**The request:**
Nothing outside the lines from the one containing "Emit a Python" through the one containing "from matplotlib.lines import Line2D" should be copied, and no pictures either. Copy those lines exactly.

**Dataset content:**
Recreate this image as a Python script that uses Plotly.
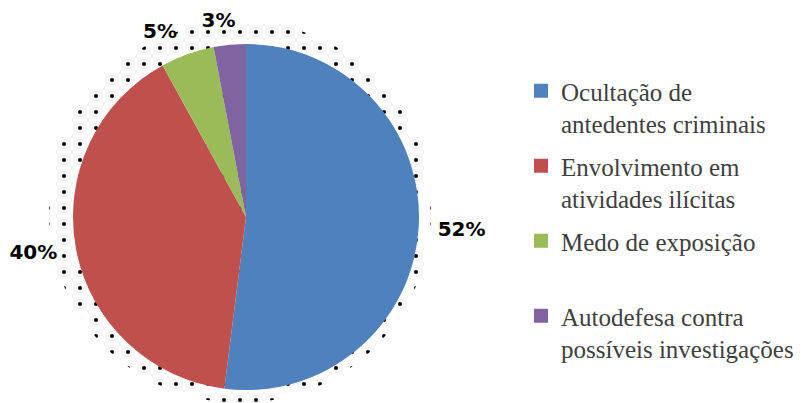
import plotly.graph_objects as go

categories = ["Ocultação de<br>antedentes criminais",
              "Envolvimento em<br>atividades ilícitas",
              "Medo de exposição<br> ",
              "Autodefesa contra<br>possíveis investigações"]
values = [52, 40, 5, 3]
colors = ["#4F81BD", "#C0504D", "#9BBB59", "#8064A2"]

# the page body adds an 8px margin, so the figure is 8px smaller than the window
W, H = 800, 395


def fx(px):
    return px / W


def fy(py):
    return 1 - py / H


fig = go.Figure()

# dotted "shadow" halo behind the pie
fig.add_trace(go.Pie(
    values=[1], labels=["halo"], sort=False,
    domain=dict(x=[fx(41), fx(423)], y=[0.0, fy(13)]),
    marker=dict(colors=["white"],
                pattern=dict(shape=".", fgcolor="black", bgcolor="white",
                             size=16, solidity=0.05),
                line=dict(width=0)),
    textinfo="none", hoverinfo="skip", showlegend=False,
))

label_tpl = '<span style="color:black"><b>%{percent:.0%}</b></span>'
label_font = dict(family="DejaVu Sans", size=20, color="white")

# invisible pies that only carry the percentage labels a bit further out
# (the 3% label sits on its own pie so it is not pushed above the 5% one)
for positions, x0 in ((["outside", "outside", "outside", "none"], 52),
                      (["none", "none", "none", "outside"], 65)):
    fig.add_trace(go.Pie(
        labels=categories, values=values, sort=False,
        direction="clockwise", rotation=0,
        domain=dict(x=[fx(x0), fx(x0 + 372)], y=[0.0, fy(23)]),
        marker=dict(colors=["rgba(0,0,0,0)"] * 4, line=dict(width=0)),
        textposition=positions,
        texttemplate=label_tpl,
        outsidetextfont=label_font,
        showlegend=False, hoverinfo="skip",
    ))

# visible pie
fig.add_trace(go.Pie(
    labels=categories, values=values, sort=False,
    direction="clockwise", rotation=0,
    domain=dict(x=[fx(65), fx(411)], y=[fy(382), fy(36)]),
    marker=dict(colors=colors, line=dict(width=0)),
    textinfo="none",
    showlegend=False, hoverinfo="label+percent",
))

# legend entries
for i, (cat, col) in enumerate(zip(categories, colors)):
    fig.add_trace(go.Scatter(
        x=[None], y=[None], mode="markers", name=cat,
        legendgroup=f"g{i}",
        marker=dict(symbol="square", size=14, color=col),
    ))

fig.update_layout(
    width=W, height=H,
    margin=dict(l=0, r=0, t=0, b=0, autoexpand=False),
    paper_bgcolor="white", plot_bgcolor="white",
    xaxis=dict(visible=False), yaxis=dict(visible=False),
    showlegend=True,
    legend=dict(
        x=fx(513), xanchor="left", y=fy(60), yanchor="top",
        font=dict(family="Liberation Serif", size=25, color="#404040"),
        valign="top", traceorder="grouped", tracegroupgap=7,
        bgcolor="rgba(0,0,0,0)",
    ),
)

fig.write_html("out.html")
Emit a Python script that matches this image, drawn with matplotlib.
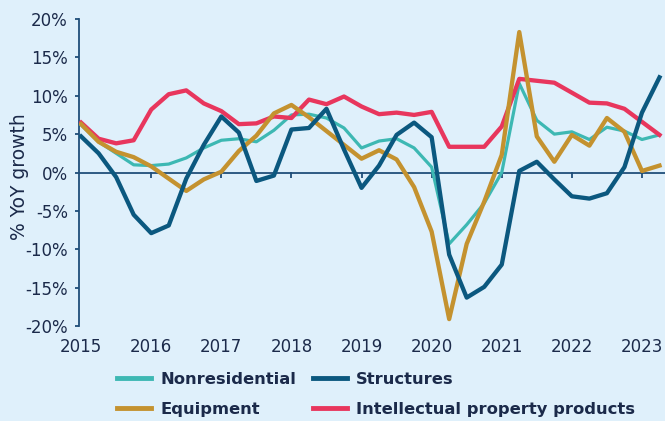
import matplotlib
matplotlib.use("Agg")
import matplotlib.pyplot as plt
from matplotlib.lines import Line2D

# Quarterly, 2015Q1 .. 2023Q2
start_year = 2015
n_quarters = 34
quarters = [start_year + i / 4 for i in range(n_quarters)]

nonresidential = [6.2, 4.0, 2.5, 1.0, 0.9, 1.1, 1.9, 3.2, 4.2, 4.4, 4.0, 5.5,
                  7.5, 7.6, 7.1, 5.8, 3.2, 4.1, 4.4, 3.2, 0.7, -9.3, -6.8, -4.0,
                  0.0, 11.6, 6.8, 5.0, 5.3, 4.3, 5.9, 5.4, 4.3, 4.9]
structures = [4.7, 2.5, -0.6, -5.5, -7.9, -6.9, -0.8, 3.6, 7.3, 5.2, -1.1, -0.4,
              5.6, 5.8, 8.3, 3.0, -2.0, 0.9, 4.9, 6.5, 4.6, -10.7, -16.3, -14.9,
              -12.0, 0.2, 1.4, -0.9, -3.1, -3.4, -2.7, 0.7, 7.8, 12.4]
equipment = [6.3, 4.0, 2.7, 2.0, 0.8, -0.8, -2.4, -0.9, 0.1, 2.8, 4.8, 7.7,
             8.8, 7.2, 5.4, 3.6, 1.8, 2.9, 1.7, -1.9, -7.7, -19.1, -9.3, -3.8,
             2.3, 18.3, 4.7, 1.4, 4.9, 3.5, 7.1, 5.3, 0.2, 0.9]
ipp = [6.5, 4.4, 3.8, 4.2, 8.2, 10.2, 10.7, 9.0, 8.0, 6.3, 6.4, 7.3,
       7.1, 9.5, 8.9, 9.9, 8.6, 7.6, 7.8, 7.5, 7.9, 3.35, 3.35, 3.35,
       6.0, 12.2, 11.95, 11.7, 10.4, 9.1, 9.0, 8.3, 6.6, 4.9]

year_ticks = list(range(2015, 2024))
y_ticks = [-20, -15, -10, -5, 0, 5, 10, 15, 20]

BG = "#DFF0FB"
TEXT = "#1B2A4A"
AXIS = "#1F4E79"
C_TEAL = "#3DB8B3"
C_NAVY = "#0B587F"
C_GOLD = "#C4922F"
C_RED = "#E8365D"

plt.rcParams['font.family'] = ['DejaVu Sans']

fig = plt.figure(figsize=(6.65, 4.21), dpi=100, facecolor=BG)
ax = fig.add_axes([79 / 665, 1 - 326 / 421, (665 - 79) / 665, (326 - 19) / 421])
ax.set_facecolor(BG)

ax.axhline(0, color=AXIS, lw=1.3, zorder=2)
ax.plot(quarters, nonresidential, color=C_TEAL, lw=2.3, zorder=3)
ax.plot(quarters, ipp, color=C_RED, lw=3.1, zorder=4)
ax.plot(quarters, equipment, color=C_GOLD, lw=3.1, zorder=5)
ax.plot(quarters, structures, color=C_NAVY, lw=3.1, zorder=6)

ax.set_xlim(2015 - 0.03, 2015 + 583 / 70)
ax.set_ylim(-20, 20)

for s in ['top', 'right', 'bottom']:
    ax.spines[s].set_visible(False)
ax.spines['left'].set_color(AXIS)
ax.spines['left'].set_linewidth(1.3)

ax.set_yticks(y_ticks)
ax.set_yticklabels([f"{v}%" for v in y_ticks])
ax.tick_params(axis='y', colors=AXIS, length=3, width=1.3, labelsize=12,
               labelcolor=TEXT, pad=5)

ax.set_xticks(year_ticks)
ax.set_xticklabels([str(y) for y in year_ticks])
ax.tick_params(axis='x', length=0, labelsize=12, labelcolor=TEXT, pad=9)

# tick marks on the zero line, pointing down
sec = ax.secondary_xaxis(0.5)
sec.set_xticks(year_ticks[1:])
sec.set_xticklabels([])
sec.tick_params(axis='x', direction='in', length=4, width=1.3, colors=AXIS)
for s in sec.spines.values():
    s.set_visible(False)

ax.set_ylabel("% YoY growth", fontsize=13.5, color=TEXT)
ax.yaxis.set_label_coords(-0.086, 0.485)

handles = [Line2D([], [], color=C_TEAL, lw=3.5),
           Line2D([], [], color=C_GOLD, lw=3.5),
           Line2D([], [], color=C_NAVY, lw=3.5),
           Line2D([], [], color=C_RED, lw=3.5)]
labels = ["Nonresidential", "Equipment", "Structures", "Intellectual property products"]
leg = fig.legend(handles, labels, ncol=2, loc='upper left',
                 bbox_to_anchor=(117 / 665, 1 - 372 / 421), frameon=False,
                 borderpad=0, borderaxespad=0,
                 handlelength=2.1, handletextpad=0.55, columnspacing=1.0,
                 labelspacing=0.9, prop={'weight': 'bold', 'size': 11.8})
for t in leg.get_texts():
    t.set_color(TEXT)

fig.savefig("out.png", dpi=100, facecolor=BG)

**The result:**
Emit a Python script that matches this image, drawn with matplotlib.
import matplotlib
matplotlib.use("Agg")
import matplotlib.pyplot as plt
from matplotlib.lines import Line2D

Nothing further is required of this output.